# Task to carry out:
Write out the material exactly, with the pictures left out.

+ + +

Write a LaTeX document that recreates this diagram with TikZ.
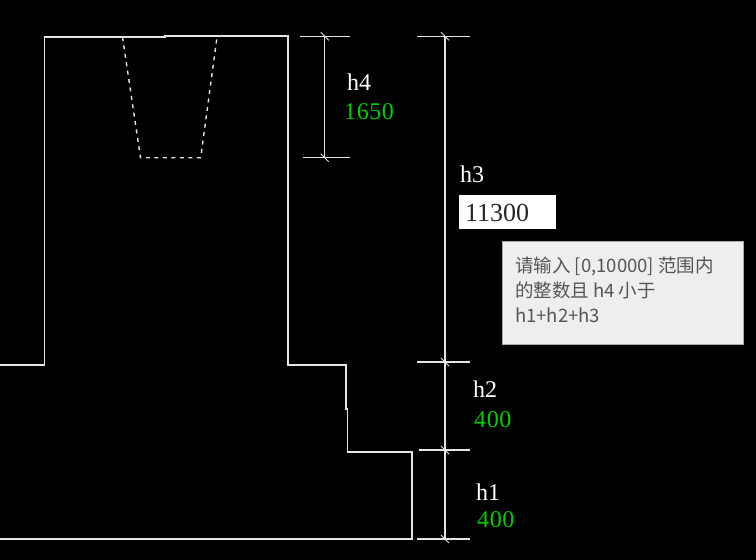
\documentclass[tikz,border=0pt]{standalone}
\usepackage{fontspec}
\setmainfont{Liberation Serif}
\newfontfamily\tipfont{Noto Sans CJK SC}
\newfontfamily\valfont[LetterSpace=2.5]{Liberation Serif}
\definecolor{linegray}{HTML}{E4E4E4}
\definecolor{dimgreen}{HTML}{00D000}
\definecolor{tipfill}{HTML}{EEEEEE}
\definecolor{tipedge}{HTML}{A8A8A8}
\definecolor{tiptext}{HTML}{555555}
\tikzset{
  outline/.style={draw=linegray,line width=1.5pt},
  hidden/.style={draw=linegray,line width=1.4pt,dash pattern=on 4pt off 4.5pt},
  dimline/.style={draw=linegray,line width=1.4pt},
  ticklen/.style={draw=linegray,line width=0.9pt},
  namelabel/.style={anchor=base west,inner sep=0pt,text=white,font=\fontsize{24}{24}\selectfont},
  vallabel/.style={anchor=base west,inner sep=0pt,text=dimgreen,font=\valfont\fontsize{24}{24}\selectfont},
  tipline/.style={anchor=base west,inner sep=0pt,text=tiptext,font=\tipfont\fontsize{18.5}{18.5}\selectfont}
}
\begin{document}
\begin{tikzpicture}[x=1pt,y=-1pt]
\useasboundingbox[fill=black] (0,0) rectangle (756,560);
% outline
\draw[outline] (0,365) -- (44.5,365) -- (44.5,37) -- (165,37) -- (165,36) -- (288,36) -- (288,365) -- (346,365) -- (346,409) -- (347.5,409) -- (347.5,452) -- (412,452) -- (412,539) -- (0,539);
% hidden trapezoid
\draw[hidden] (122.5,37) -- (140.5,157.7) -- (200.7,157.7) -- (217,37);
% dimension h4
\coordinate (d4t) at (324.7,36.3);
\coordinate (d4b) at (324.7,157.7);
\draw[dimline] (d4t) -- (d4b);
\draw[dimline] (300,36.3) -- (350,36.3);
\draw[dimline] (303,157.7) -- (350,157.7);
\draw[ticklen] ([shift={(-4,-4)}]d4t) -- ([shift={(4,4)}]d4t);
\draw[ticklen] ([shift={(-4,-4)}]d4b) -- ([shift={(4,4)}]d4b);
% dimension chain
\coordinate (c3) at (445,36.3);
\coordinate (c2) at (445,362);
\coordinate (c1) at (445,450);
\coordinate (c0) at (445,539);
\draw[dimline] (c3) -- (c2) -- (c1) -- (c0);
\draw[dimline] (417,36.3) -- (470,36.3);
\draw[dimline] (417,362) -- (470,362);
\draw[dimline] (419,450) -- (470,450);
\draw[dimline] (417,539) -- (470,539);
\foreach \p in {c3,c2,c1,c0}
  \draw[ticklen] ([shift={(-4,-4)}]\p) -- ([shift={(4,4)}]\p);
% labels
\node[namelabel] (h4) at (347,90) {h4};
\node[vallabel] (v4) at (344,119) {1650};
\node[namelabel] (h3) at (460,182) {h3};
\node[namelabel] (h2) at (473,397) {h2};
\node[vallabel] (v2) at (474,427) {400};
\node[namelabel] (h1) at (476,500) {h1};
\node[vallabel] (v1) at (477,527) {400};
% input box
\fill[white] (459.3,195) rectangle (555.7,229.3);
\node[anchor=base west,inner sep=0pt,text=black!85,font=\fontsize{26}{26}\selectfont] (inp) at (465,221) {11300};
% tooltip
\draw[fill=tipfill,draw=tipedge,line width=0.8pt] (502.5,241) rectangle (743,344);
\node[tipline] (t1) at (515,272) {请输入 [0,10000] 范围内};
\node[tipline] (t2) at (515,297) {的整数且 h4 小于};
\node[tipline] (t3) at (515,322) {h1+h2+h3};
\end{tikzpicture}
\end{document}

+ + +

# Answer to the exercise:
Write a LaTeX document that recreates this diagram with TikZ.
\documentclass[tikz,border=0pt]{standalone}
\usepackage{fontspec}
\setmainfont{Liberation Serif}
\newfontfamily\tipfont{Noto Sans CJK SC}
\newfontfamily\valfont[LetterSpace=2.5]{Liberation Serif}
\definecolor{linegray}{HTML}{E4E4E4}
\definecolor{dimgreen}{HTML}{00D000}
\definecolor{tipfill}{HTML}{EEEEEE}
\definecolor{tipedge}{HTML}{A8A8A8}
\definecolor{tiptext}{HTML}{555555}
\tikzset{
  outline/.style={draw=linegray,line width=1.5pt},
  hidden/.style={draw=linegray,line width=1.4pt,dash pattern=on 4pt off 4.5pt},
  dimline/.style={draw=linegray,line width=1.4pt},
  ticklen/.style={draw=linegray,line width=0.9pt},
  namelabel/.style={anchor=base west,inner sep=0pt,text=white,font=\fontsize{24}{24}\selectfont},
  vallabel/.style={anchor=base west,inner sep=0pt,text=dimgreen,font=\valfont\fontsize{24}{24}\selectfont},
  tipline/.style={anchor=base west,inner sep=0pt,text=tiptext,font=\tipfont\fontsize{18.5}{18.5}\selectfont}
}
\begin{document}
\begin{tikzpicture}[x=1pt,y=-1pt]
\useasboundingbox[fill=black] (0,0) rectangle (756,560);
% outline
\draw[outline] (0,365) -- (44.5,365) -- (44.5,37) -- (165,37) -- (165,36) -- (288,36) -- (288,365) -- (346,365) -- (346,409) -- (347.5,409) -- (347.5,452) -- (412,452) -- (412,539) -- (0,539);
% hidden trapezoid
\draw[hidden] (122.5,37) -- (140.5,157.7) -- (200.7,157.7) -- (217,37);
% dimension h4
\coordinate (d4t) at (324.7,36.3);
\coordinate (d4b) at (324.7,157.7);
\draw[dimline] (d4t) -- (d4b);
\draw[dimline] (300,36.3) -- (350,36.3);
\draw[dimline] (303,157.7) -- (350,157.7);
\draw[ticklen] ([shift={(-4,-4)}]d4t) -- ([shift={(4,4)}]d4t);
\draw[ticklen] ([shift={(-4,-4)}]d4b) -- ([shift={(4,4)}]d4b);
% dimension chain
\coordinate (c3) at (445,36.3);
\coordinate (c2) at (445,362);
\coordinate (c1) at (445,450);
\coordinate (c0) at (445,539);
\draw[dimline] (c3) -- (c2) -- (c1) -- (c0);
\draw[dimline] (417,36.3) -- (470,36.3);
\draw[dimline] (417,362) -- (470,362);
\draw[dimline] (419,450) -- (470,450);
\draw[dimline] (417,539) -- (470,539);
\foreach \p in {c3,c2,c1,c0}
  \draw[ticklen] ([shift={(-4,-4)}]\p) -- ([shift={(4,4)}]\p);
% labels
\node[namelabel] (h4) at (347,90) {h4};
\node[vallabel] (v4) at (344,119) {1650};
\node[namelabel] (h3) at (460,182) {h3};
\node[namelabel] (h2) at (473,397) {h2};
\node[vallabel] (v2) at (474,427) {400};
\node[namelabel] (h1) at (476,500) {h1};
\node[vallabel] (v1) at (477,527) {400};
% input box
\fill[white] (459.3,195) rectangle (555.7,229.3);
\node[anchor=base west,inner sep=0pt,text=black!85,font=\fontsize{26}{26}\selectfont] (inp) at (465,221) {11300};
% tooltip
\draw[fill=tipfill,draw=tipedge,line width=0.8pt] (502.5,241) rectangle (743,344);
\node[tipline] (t1) at (515,272) {请输入 [0,10000] 范围内};
\node[tipline] (t2) at (515,297) {的整数且 h4 小于};
\node[tipline] (t3) at (515,322) {h1+h2+h3};
\end{tikzpicture}
\end{document}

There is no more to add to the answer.